At trial, the judge directed a verdict in favor of Ferguson on both the complaint and cross-complaint. In arriving at this decision the judge construed the bonus agreement to mean that the company was entitled to the return of installments paid if Ferguson was discharged for cause. The judge determined that CSC had no legitimate explanation in firing Ferguson and therefore his discharge from CSC would not be labeled "with cause." As a result, the company was not entitled to repayment of the $6,000.00.

In addition, the trial court found that Ferguson did not take part in the type of misconduct that would affect his vested interest in the profit-sharing plan. The judge determined that engaging in preparations to compete with CSC did not constitute misconduct in and of itself and that no loss or detriment resulted due to Ferguson’s actions. Further, the trial court determined that Ferguson was entitled to the $795.20 of vacation time since the agreed terms of his original employment allowed for overtime pay to accrue and the memorandum on March 20th did not erase the vacation time earned between Ferguson's start date on October 1, 1959 and the day the memorandum was distributed.

CSC claimed that the court erred in directing a verdict for Ferguson on the complaint and cross-complaint and appealed the ruling on both the complaint and cross-complaint.

Appellate Court Proceedings Edit

On appeal, the Second District Court of California affirmed the trial court's ruling, holding that Ferguson was entitled to keep the $6,000.00 that had already been disbursed as part of the bonus agreement. Additionally, the Second District Court found that the trial court had properly ruled in regards to Ferguson’s ability to collect the vacation pay and profit-sharing interest that had accumulated while he was employed at CSC. In affirming the trial court ruling in regards to the complaint, the district court cited the Second Restatement of Agency §393, which states: "the mere fact the [employee] makes preparations to compete before he resigns his office is not sufficient to constitute a breach of duty." Additionally, Ferguson did not partake in any conduct that would lead to firing for "cause" such as utilizing confidential information of CSC in setting up a competing entity, encouraging employees to leave the company, or breaching the "bonus agreement" by leaving before the 27 months period was up. Since the district court determined that there was no "cause" when Ferguson was discharged, the money that was disbursed as part of the bonus agreement did not have to be returned to the company.

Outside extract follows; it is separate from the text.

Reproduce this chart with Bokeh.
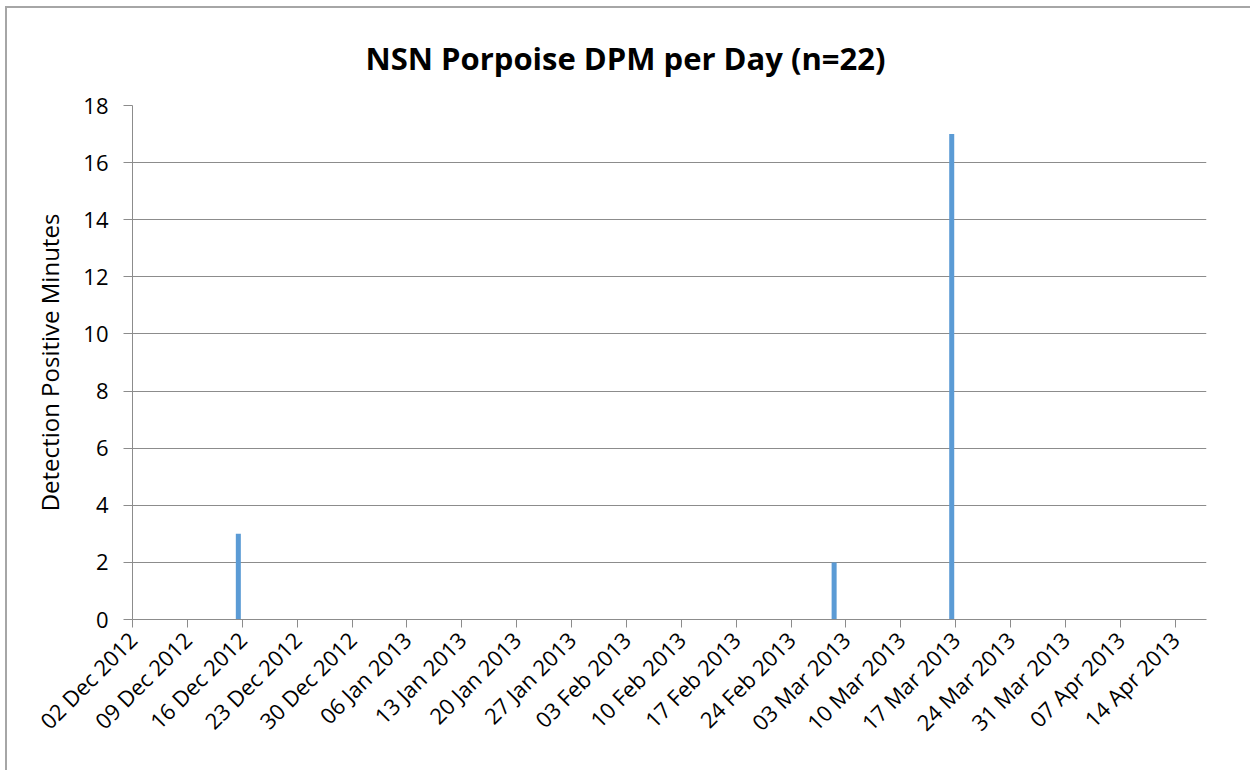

The appellate court also affirmed the trial court's directed verdict in favor of Ferguson on the cross-complaint. The court reasoned that Ferguson did not engage in any misconduct or cause any economic loss or detriment to the company by preparing to compete against CSC after he left. Since Ferguson's actions did not fail into any of the exceptions listed in the profit-sharing agreement, he was entitled to the profit-sharing interest that had vested (20% of $4,946.12 for a total of $989.22). Additionally, the appellate court determined that the memorandum that changed the compensation structure for overtime pay and vacation hours did not pertain to Ferguson. In arriving at this decision, the court referred to CSC's memorandum, which required forfeiture of vacation pay for all employees that "leave the service of the company." The court concluded that Ferguson was involuntarily discharged and did not "leave the service" of his own will.

Furthermore, Ferguson was protected against the memorandum's amended terms through the provisions of the bonus agreement that allowed for "all terms and conditions of [Ferguson's] employment" to remain unchanged. Since Ferguson was protected against the amended terms through both his bonus agreement and involuntary discharge, he was entitled to the $795.20 in vacation time.